All capitalized terms not otherwise defined herein shall have the meanings set forth in the Subordinated Loan Agreement.
1. Subordination. Notwithstanding anything to the contrary herein, the rights and obligations evidenced hereby are subordinate in the manner and to the extent set forth in that certain Subordination Agreement (the “Subordination Agreement”) made as of August 10, 2017 by and between the Lender and East West Bank, a California state-chartered banking corporation (“East West Bank”) to the indebtedness (including interest) owed by Borrower pursuant to that certain Loan and Security Agreement dated as of August 10, 2017, by and between East West Bank as lender, and the Borrower, Dillco Fluid Service, Inc., Heat Waves Hot Oil Service LLC and Heat Waves Water Management LLC as borrowers (the “Senior Loan Agreement”), as such Senior Loan Agreement hereafter may be amended, supplemented, or otherwise modified from time to time and to indebtedness refinancing the indebtedness under that agreement as contemplated by the Subordination Agreement; and each holder of this instrument, by its acceptance hereof, irrevocably agrees to be bound by the provisions of the Subordination Agreement.
2. Interest Rate and Payments.
(a) Commencing on April 1, 2020, and on the first day of each October, January, April, and July through the earlier of (i) Borrower’s satisfaction of the Senior Debt in full, or (ii) the Maturity Date, quarterly payments of interest accrued at the Subordinated Loan Interest Rate (as defined below) shall be due and payable.

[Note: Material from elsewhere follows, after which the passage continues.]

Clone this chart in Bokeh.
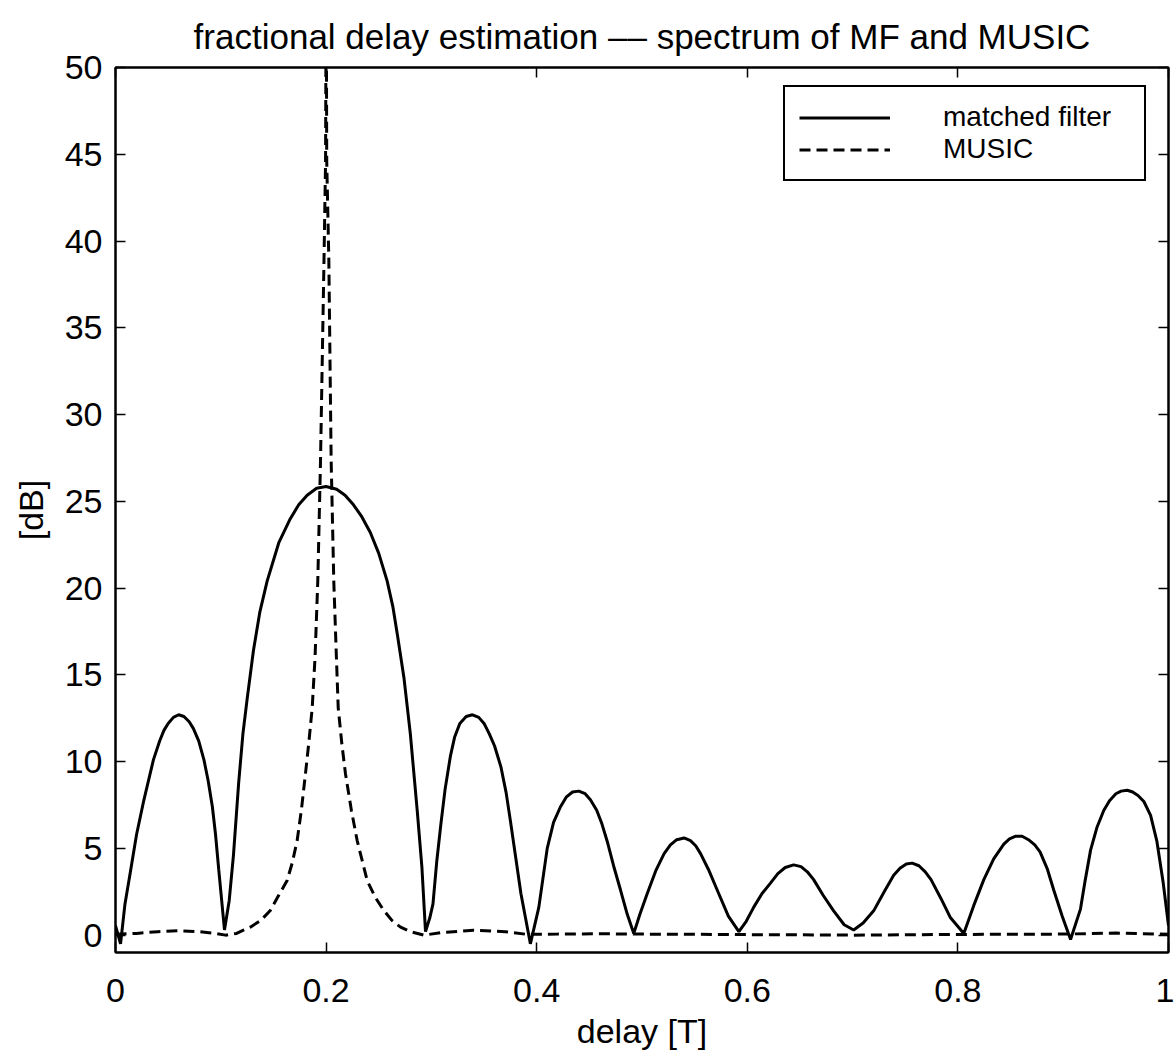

If a payment date does not fall on a Business Day, the payment shall be due on the next Business Day (without the obligation to pay the additional day(s) of accrued interest). For purposes of clarity and the avoidance of doubt, the payment due April 1, 2020 shall include the interest accrued at the Subordinated Loan Interest Rate during the period of November 11, 2019 (the day Lender advanced the principal amount hereof to Borrower) until Mach 30, 2020.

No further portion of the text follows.